■ Directive
Keep only the lines of the data below that contain "this", and copy them.

■ Input
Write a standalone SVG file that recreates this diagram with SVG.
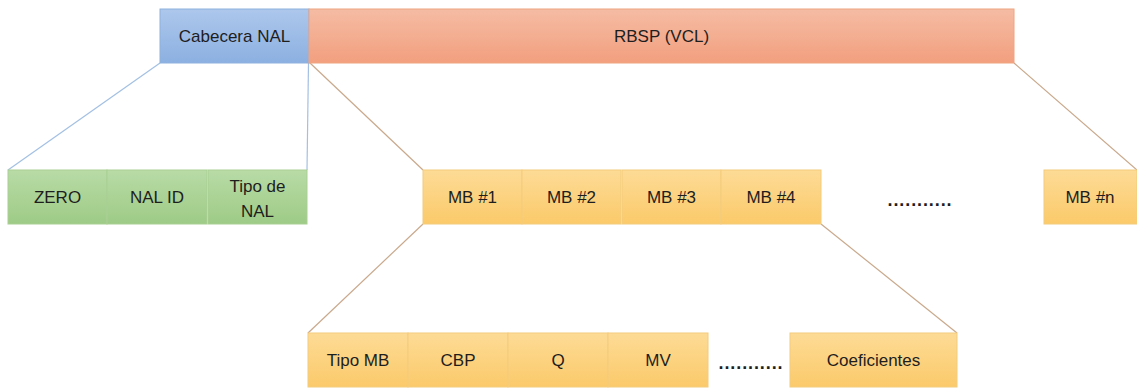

==

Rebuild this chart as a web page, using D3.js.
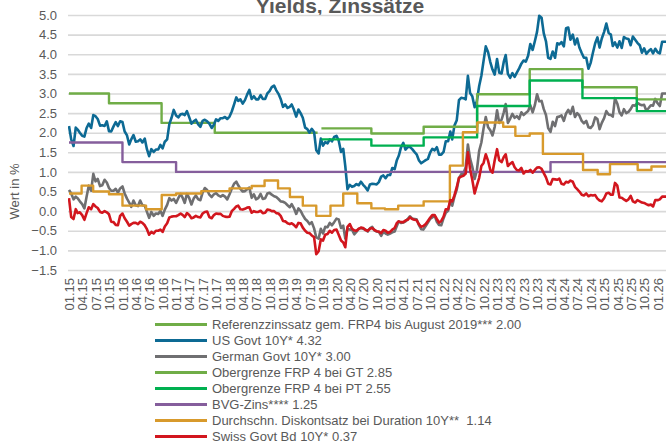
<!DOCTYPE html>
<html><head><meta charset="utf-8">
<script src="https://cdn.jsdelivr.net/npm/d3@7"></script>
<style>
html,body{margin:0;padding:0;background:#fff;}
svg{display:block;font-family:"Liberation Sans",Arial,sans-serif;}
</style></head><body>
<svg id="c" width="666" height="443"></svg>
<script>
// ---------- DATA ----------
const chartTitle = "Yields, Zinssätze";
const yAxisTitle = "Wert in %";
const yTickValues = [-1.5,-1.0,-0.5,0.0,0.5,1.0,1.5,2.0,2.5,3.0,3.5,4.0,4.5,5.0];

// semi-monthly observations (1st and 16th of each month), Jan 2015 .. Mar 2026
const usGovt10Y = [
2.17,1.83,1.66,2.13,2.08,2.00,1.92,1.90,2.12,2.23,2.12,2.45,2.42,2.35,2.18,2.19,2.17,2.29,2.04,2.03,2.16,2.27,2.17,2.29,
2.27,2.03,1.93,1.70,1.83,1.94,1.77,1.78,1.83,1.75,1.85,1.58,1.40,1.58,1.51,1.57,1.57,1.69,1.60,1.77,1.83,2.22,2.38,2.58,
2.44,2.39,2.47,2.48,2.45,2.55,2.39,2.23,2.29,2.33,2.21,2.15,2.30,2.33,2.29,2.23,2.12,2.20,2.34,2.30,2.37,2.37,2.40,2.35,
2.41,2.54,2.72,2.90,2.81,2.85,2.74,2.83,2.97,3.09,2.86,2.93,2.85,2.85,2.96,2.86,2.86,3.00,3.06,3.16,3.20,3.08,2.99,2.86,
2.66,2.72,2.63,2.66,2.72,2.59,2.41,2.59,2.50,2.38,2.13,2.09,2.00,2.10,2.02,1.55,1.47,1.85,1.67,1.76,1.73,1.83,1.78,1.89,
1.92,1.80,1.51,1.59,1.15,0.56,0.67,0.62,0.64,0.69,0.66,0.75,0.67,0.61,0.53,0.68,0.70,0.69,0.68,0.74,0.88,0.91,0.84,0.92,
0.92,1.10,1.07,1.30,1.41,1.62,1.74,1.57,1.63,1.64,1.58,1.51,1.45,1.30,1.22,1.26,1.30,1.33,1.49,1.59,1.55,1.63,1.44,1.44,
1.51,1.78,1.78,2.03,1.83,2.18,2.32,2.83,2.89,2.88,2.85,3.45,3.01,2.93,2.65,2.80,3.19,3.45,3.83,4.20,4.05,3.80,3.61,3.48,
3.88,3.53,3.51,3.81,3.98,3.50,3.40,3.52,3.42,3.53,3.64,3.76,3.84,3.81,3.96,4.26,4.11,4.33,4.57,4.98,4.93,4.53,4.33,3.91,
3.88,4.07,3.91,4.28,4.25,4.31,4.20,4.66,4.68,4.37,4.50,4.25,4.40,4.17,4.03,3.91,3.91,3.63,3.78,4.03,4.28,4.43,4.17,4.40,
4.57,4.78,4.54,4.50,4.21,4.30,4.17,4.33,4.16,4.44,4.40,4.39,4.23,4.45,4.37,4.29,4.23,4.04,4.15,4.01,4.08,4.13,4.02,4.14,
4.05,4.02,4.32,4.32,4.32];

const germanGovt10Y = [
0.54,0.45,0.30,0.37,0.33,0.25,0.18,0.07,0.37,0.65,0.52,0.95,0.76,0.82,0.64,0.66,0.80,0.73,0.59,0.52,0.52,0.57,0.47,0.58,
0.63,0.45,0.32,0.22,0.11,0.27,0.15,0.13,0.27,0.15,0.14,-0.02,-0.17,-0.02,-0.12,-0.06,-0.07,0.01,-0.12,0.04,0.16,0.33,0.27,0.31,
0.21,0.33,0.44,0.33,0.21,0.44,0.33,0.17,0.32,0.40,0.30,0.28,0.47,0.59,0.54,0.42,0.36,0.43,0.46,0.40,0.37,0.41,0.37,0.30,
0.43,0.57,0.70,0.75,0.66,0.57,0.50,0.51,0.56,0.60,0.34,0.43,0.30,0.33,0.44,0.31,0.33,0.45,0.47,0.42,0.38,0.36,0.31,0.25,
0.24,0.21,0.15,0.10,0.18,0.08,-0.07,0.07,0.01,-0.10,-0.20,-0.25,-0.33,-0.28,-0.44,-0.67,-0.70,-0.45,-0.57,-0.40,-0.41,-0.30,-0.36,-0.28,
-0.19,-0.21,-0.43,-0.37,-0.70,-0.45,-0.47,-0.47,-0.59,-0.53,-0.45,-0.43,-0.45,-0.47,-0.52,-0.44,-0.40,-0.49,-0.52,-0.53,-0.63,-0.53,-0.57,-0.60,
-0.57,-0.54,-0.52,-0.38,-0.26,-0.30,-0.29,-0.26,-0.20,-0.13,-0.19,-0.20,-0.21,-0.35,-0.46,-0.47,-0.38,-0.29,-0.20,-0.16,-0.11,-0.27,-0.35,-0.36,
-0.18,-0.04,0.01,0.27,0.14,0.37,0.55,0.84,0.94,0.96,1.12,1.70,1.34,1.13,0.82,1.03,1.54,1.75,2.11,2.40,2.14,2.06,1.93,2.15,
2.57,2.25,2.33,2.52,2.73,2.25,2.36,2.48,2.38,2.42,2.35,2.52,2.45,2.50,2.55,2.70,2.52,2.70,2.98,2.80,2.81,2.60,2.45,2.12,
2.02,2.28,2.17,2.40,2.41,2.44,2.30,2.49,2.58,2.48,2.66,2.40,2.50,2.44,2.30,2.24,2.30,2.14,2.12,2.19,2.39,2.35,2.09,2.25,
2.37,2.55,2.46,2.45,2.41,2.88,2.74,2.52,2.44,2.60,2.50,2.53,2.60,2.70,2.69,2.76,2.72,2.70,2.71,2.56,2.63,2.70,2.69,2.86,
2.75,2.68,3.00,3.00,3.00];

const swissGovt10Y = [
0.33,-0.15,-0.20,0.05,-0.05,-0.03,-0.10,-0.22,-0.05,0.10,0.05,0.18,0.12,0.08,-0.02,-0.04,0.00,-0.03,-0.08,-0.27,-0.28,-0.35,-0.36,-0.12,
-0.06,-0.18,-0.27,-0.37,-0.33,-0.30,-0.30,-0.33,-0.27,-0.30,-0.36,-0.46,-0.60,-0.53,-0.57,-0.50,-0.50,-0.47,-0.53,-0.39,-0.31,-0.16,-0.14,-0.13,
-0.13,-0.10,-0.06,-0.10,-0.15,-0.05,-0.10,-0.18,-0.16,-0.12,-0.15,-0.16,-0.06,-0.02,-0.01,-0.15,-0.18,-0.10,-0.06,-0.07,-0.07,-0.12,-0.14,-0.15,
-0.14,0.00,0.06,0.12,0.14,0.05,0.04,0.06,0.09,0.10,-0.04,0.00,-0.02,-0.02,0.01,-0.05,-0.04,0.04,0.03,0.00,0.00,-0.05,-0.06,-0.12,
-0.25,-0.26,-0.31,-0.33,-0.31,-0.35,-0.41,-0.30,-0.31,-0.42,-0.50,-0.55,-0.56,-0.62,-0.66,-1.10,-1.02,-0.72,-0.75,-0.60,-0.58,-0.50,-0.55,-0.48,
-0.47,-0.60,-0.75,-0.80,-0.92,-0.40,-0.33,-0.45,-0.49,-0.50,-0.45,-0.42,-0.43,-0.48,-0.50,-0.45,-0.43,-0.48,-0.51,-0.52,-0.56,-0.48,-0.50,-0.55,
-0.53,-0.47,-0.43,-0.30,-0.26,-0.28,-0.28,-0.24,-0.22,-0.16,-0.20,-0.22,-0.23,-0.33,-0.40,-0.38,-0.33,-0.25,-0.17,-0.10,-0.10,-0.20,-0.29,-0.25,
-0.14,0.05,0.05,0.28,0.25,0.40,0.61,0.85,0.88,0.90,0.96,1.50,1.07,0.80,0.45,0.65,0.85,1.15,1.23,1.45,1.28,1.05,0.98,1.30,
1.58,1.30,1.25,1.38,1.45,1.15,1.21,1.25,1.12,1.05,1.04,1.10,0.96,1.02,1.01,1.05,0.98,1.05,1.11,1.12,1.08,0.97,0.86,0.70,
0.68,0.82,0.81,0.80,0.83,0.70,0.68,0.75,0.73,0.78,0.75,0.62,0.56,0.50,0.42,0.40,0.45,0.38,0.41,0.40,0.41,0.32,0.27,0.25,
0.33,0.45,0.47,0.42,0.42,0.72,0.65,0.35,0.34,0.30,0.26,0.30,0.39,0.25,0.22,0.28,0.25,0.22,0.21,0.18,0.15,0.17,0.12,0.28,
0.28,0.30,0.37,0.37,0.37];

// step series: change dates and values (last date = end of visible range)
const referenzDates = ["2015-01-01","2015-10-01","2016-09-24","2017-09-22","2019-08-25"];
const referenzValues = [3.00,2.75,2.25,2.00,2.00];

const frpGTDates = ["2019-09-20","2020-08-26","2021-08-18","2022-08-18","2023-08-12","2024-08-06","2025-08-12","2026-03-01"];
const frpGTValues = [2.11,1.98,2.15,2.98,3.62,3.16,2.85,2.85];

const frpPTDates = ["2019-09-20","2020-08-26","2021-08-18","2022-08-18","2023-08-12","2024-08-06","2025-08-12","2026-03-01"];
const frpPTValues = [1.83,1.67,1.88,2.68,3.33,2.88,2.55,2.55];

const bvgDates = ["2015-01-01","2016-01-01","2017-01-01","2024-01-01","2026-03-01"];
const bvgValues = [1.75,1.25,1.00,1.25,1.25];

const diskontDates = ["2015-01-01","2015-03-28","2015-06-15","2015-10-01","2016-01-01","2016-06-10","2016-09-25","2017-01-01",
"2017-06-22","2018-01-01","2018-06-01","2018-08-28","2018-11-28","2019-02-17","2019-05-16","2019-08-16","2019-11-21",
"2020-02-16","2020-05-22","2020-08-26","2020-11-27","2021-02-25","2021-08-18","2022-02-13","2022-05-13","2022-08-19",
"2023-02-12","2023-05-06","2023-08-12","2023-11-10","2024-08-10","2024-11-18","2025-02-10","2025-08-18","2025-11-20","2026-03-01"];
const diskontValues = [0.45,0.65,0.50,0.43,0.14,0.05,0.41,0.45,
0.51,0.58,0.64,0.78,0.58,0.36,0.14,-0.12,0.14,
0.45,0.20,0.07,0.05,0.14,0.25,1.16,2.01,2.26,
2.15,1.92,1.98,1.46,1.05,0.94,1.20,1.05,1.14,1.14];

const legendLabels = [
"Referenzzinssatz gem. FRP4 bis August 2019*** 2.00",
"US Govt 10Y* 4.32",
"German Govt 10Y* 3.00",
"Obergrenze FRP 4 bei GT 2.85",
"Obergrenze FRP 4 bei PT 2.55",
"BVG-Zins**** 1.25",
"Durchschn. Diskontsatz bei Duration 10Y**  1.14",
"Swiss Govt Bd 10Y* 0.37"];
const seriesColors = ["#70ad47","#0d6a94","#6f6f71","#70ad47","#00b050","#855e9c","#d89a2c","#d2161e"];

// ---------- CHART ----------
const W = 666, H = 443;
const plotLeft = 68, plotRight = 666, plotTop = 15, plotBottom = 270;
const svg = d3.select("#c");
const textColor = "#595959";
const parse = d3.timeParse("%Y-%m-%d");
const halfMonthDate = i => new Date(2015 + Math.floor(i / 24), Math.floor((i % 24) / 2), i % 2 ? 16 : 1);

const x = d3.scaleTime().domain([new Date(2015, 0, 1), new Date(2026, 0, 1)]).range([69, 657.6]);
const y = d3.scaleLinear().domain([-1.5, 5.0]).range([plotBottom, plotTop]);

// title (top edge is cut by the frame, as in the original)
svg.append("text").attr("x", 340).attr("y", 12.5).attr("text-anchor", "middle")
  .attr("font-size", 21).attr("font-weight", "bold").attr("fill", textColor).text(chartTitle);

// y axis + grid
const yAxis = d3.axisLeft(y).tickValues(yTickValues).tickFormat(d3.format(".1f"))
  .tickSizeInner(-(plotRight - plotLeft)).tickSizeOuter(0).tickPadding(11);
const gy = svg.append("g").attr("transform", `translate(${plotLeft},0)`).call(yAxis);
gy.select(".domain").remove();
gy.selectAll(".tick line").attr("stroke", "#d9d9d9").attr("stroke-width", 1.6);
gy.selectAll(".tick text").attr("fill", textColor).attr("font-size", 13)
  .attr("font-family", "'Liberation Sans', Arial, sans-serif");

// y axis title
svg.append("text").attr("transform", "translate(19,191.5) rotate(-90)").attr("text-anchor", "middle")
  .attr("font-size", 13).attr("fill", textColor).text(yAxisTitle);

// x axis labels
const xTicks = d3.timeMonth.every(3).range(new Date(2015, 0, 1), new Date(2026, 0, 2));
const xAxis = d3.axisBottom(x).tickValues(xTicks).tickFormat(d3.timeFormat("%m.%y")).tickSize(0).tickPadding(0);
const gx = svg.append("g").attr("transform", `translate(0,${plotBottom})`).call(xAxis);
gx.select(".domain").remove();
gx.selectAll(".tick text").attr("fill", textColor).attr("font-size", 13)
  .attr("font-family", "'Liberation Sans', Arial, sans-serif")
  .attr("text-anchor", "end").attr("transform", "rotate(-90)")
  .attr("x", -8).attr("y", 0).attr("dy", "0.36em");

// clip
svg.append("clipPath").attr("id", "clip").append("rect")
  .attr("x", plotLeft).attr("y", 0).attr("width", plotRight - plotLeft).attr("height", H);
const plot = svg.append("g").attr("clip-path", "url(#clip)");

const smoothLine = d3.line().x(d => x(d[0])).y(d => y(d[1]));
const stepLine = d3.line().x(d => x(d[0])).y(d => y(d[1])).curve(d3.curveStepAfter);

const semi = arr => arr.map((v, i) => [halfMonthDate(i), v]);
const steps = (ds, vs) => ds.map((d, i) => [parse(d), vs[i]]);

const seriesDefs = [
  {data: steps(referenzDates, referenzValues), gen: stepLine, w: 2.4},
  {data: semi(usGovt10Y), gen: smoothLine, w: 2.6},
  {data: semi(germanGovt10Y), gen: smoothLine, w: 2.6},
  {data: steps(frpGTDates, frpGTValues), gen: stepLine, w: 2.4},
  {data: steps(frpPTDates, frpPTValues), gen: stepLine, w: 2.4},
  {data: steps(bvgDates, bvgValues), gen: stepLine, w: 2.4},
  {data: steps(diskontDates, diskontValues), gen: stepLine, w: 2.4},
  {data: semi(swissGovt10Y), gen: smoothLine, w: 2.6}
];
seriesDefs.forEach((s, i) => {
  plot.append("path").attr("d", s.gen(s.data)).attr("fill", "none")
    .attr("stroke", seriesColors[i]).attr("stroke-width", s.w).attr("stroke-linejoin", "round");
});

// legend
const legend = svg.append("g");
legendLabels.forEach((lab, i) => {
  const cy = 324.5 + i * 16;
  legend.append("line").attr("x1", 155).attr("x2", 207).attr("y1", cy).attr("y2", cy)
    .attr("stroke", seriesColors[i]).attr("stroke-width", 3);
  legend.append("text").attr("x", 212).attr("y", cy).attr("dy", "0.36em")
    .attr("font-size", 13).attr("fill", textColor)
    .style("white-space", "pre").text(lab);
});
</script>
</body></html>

■ Written response
Write a standalone SVG file that recreates this diagram with SVG.
Rebuild this chart as a web page, using D3.js.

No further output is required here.